Bob: Fred, I want to ask you one more thing, and it brings us around close to where we started. That is the notion that the military as an institution is one of the few that is almost universally admired across the political spectrum. How does the military community actually reflect the public? Is this move by Miley and the graduates of West Point, a political canary in a coal mine that tells us something about how the broader public is reacting to the President's shenanigans?
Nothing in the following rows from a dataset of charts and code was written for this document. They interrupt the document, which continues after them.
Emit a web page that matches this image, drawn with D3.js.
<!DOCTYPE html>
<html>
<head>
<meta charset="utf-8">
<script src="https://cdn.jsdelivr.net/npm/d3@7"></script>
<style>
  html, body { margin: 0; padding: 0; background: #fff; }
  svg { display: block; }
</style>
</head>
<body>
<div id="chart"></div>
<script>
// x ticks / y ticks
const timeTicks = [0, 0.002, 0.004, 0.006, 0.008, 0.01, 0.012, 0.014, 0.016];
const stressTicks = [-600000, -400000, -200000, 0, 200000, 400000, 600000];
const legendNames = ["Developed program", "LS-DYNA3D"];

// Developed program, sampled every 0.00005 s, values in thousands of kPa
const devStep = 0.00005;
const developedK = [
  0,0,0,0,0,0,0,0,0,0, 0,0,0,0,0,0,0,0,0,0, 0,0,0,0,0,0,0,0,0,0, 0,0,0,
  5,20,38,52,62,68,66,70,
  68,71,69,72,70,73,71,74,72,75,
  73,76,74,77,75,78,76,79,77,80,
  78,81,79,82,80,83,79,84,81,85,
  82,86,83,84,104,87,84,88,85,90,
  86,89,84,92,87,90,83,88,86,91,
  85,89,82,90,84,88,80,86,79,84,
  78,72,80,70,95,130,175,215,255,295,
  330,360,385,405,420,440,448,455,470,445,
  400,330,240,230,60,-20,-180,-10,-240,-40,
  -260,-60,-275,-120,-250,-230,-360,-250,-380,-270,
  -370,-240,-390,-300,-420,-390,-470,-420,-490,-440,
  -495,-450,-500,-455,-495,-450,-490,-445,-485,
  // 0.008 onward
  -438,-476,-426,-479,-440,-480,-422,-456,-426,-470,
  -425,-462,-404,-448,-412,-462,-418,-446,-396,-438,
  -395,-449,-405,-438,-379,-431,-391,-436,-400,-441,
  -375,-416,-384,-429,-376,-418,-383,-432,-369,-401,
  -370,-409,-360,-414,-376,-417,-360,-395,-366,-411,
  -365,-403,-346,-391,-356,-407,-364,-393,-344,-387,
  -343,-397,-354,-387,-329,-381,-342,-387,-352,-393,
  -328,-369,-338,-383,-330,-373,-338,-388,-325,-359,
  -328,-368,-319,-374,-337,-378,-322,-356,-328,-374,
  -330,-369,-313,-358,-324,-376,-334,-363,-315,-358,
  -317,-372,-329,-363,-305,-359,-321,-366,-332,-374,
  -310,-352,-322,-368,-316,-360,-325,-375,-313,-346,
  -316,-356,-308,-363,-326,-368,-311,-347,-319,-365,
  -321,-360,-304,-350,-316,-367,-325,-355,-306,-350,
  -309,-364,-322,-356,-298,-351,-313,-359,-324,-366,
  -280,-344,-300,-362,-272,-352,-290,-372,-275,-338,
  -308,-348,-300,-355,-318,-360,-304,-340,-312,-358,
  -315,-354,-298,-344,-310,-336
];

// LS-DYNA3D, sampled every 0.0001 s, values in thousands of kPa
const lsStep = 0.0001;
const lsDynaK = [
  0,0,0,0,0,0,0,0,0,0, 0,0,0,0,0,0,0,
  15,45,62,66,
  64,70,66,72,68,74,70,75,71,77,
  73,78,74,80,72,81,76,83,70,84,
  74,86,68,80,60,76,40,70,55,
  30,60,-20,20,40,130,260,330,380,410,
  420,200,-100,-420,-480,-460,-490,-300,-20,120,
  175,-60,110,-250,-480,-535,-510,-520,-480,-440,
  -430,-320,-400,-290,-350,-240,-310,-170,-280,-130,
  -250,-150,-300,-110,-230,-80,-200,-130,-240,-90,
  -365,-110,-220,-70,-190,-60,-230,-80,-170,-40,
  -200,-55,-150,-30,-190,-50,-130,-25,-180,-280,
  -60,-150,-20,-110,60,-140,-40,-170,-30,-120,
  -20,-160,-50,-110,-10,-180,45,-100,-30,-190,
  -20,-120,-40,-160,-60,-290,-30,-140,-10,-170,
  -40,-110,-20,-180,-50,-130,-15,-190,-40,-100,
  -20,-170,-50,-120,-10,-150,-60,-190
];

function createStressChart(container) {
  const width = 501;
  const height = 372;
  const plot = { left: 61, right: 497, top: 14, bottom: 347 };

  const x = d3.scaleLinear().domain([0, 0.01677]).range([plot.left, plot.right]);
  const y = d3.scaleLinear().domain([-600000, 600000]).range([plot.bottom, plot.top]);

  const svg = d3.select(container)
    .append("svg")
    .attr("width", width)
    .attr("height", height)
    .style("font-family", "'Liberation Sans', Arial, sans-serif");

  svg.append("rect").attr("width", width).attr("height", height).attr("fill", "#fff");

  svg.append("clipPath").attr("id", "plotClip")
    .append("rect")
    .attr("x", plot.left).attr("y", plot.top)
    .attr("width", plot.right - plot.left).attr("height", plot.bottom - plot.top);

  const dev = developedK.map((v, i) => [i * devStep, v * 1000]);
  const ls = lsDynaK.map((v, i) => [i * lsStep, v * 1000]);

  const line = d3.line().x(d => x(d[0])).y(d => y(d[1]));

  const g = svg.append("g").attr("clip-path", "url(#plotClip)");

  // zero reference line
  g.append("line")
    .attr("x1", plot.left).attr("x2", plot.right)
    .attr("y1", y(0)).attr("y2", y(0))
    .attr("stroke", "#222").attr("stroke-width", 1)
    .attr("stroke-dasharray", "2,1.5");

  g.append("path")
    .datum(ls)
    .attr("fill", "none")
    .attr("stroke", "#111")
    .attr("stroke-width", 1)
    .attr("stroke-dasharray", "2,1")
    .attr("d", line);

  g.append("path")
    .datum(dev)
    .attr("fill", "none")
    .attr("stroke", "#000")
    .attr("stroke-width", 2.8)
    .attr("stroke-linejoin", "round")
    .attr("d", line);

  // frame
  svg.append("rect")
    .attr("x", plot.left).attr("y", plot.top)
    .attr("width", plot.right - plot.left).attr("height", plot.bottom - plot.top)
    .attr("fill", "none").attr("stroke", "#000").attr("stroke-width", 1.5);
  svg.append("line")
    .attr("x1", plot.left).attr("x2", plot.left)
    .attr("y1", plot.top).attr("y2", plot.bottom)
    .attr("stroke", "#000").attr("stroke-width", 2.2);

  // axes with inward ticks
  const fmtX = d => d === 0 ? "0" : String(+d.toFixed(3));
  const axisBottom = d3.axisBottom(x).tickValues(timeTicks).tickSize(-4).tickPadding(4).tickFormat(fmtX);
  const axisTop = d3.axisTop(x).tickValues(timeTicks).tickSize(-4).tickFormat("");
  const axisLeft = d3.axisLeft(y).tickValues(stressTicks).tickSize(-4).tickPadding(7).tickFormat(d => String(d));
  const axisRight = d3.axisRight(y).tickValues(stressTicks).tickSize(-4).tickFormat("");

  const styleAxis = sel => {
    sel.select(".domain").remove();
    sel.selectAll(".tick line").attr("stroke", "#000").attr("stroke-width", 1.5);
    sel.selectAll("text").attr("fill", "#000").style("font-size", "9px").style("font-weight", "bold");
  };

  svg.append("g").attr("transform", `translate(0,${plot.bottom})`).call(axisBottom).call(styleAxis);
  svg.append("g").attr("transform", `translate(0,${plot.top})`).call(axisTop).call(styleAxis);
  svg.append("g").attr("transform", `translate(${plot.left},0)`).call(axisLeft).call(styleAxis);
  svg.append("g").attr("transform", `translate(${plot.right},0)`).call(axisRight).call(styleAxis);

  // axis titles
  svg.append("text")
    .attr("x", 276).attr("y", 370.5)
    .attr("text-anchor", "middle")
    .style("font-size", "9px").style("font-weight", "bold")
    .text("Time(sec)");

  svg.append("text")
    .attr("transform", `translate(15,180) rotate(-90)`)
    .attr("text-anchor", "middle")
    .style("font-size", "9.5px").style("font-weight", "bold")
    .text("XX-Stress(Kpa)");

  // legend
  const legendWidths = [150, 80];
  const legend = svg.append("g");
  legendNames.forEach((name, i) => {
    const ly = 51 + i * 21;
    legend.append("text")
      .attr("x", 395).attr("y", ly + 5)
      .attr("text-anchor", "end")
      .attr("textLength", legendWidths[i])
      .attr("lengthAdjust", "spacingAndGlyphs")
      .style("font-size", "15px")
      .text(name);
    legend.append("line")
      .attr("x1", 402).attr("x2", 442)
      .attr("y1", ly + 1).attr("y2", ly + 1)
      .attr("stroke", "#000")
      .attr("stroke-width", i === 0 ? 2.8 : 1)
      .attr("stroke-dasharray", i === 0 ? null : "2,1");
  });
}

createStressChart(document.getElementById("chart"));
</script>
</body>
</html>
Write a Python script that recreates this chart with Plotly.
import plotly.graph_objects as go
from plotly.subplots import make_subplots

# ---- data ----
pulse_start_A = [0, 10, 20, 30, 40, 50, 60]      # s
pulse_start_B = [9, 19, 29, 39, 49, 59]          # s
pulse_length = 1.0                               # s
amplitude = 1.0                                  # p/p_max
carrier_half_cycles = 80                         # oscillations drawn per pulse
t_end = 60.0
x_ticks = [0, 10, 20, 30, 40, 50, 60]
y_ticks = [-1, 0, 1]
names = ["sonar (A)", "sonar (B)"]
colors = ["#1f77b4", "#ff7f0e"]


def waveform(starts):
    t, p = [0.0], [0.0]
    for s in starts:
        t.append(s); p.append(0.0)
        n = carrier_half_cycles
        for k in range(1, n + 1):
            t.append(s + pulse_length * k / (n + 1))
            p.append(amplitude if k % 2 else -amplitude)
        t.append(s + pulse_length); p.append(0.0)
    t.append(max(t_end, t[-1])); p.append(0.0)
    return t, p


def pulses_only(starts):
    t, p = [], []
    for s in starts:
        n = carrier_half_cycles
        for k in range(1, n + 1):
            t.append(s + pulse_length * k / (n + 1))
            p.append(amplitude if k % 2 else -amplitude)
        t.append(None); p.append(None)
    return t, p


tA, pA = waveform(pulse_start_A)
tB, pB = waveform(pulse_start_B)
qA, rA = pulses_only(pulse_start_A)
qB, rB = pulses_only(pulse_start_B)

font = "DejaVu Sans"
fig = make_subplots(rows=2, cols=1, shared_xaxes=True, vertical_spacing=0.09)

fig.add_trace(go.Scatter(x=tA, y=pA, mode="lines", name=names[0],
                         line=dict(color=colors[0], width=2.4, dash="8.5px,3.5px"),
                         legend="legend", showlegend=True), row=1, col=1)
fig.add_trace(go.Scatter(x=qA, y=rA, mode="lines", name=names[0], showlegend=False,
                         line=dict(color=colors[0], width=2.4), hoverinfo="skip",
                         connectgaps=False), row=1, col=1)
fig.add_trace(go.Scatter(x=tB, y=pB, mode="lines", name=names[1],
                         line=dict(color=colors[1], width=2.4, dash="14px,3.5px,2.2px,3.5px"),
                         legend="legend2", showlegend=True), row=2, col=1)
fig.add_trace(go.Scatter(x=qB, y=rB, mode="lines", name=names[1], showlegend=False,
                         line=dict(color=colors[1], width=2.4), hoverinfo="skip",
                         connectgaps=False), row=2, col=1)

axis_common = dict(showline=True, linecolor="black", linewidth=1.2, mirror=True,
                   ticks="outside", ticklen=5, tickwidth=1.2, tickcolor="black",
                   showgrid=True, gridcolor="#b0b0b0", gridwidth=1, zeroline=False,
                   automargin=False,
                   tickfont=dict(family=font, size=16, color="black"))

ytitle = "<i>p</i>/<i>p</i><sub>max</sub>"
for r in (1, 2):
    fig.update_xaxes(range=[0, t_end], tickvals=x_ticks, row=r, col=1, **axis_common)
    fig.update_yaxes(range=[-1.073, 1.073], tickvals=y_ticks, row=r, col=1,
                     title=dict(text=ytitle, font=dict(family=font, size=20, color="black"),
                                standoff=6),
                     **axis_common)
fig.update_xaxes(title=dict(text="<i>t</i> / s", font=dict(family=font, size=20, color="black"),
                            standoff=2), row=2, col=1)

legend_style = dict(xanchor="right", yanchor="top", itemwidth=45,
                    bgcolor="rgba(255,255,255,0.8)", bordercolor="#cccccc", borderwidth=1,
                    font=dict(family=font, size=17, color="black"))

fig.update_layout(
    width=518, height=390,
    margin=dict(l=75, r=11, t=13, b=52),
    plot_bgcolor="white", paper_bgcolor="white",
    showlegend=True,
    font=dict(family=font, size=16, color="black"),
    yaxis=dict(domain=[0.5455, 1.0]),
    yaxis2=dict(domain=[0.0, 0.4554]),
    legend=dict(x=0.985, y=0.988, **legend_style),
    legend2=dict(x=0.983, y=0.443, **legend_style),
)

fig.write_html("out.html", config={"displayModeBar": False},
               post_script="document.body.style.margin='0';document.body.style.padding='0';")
Fred: Generally, especially given that we have an all-volunteer army, the political proclivities of military people tend to be more conservative, and in fact, more Republican than the general population. That's one reason why they aim to be a political. However, I would say that there might very well be a segment of conservatives or republicans within the population, maybe some of them veterans themselves, who looking at this array of public dissension by much-admired military leaders against the President of the United States who might look at this and say, "Maybe Trump isn't as good as I think he is.
Maybe there is something wrong here, the fact that Milley and Malone, and Madison, Petraeus, and these people are saying something against him, maybe there is something wrong with this guy." I think it might have an impact to that degree.
Bob: Fred, thank you.
Fred: Thank you.
Bob: Fred Kaplan writes the war stories column for Slate. He's also the author of The Bomb, President's Generals, and the Secret History of Nuclear War. Also, most heroically, he's married to Brooke.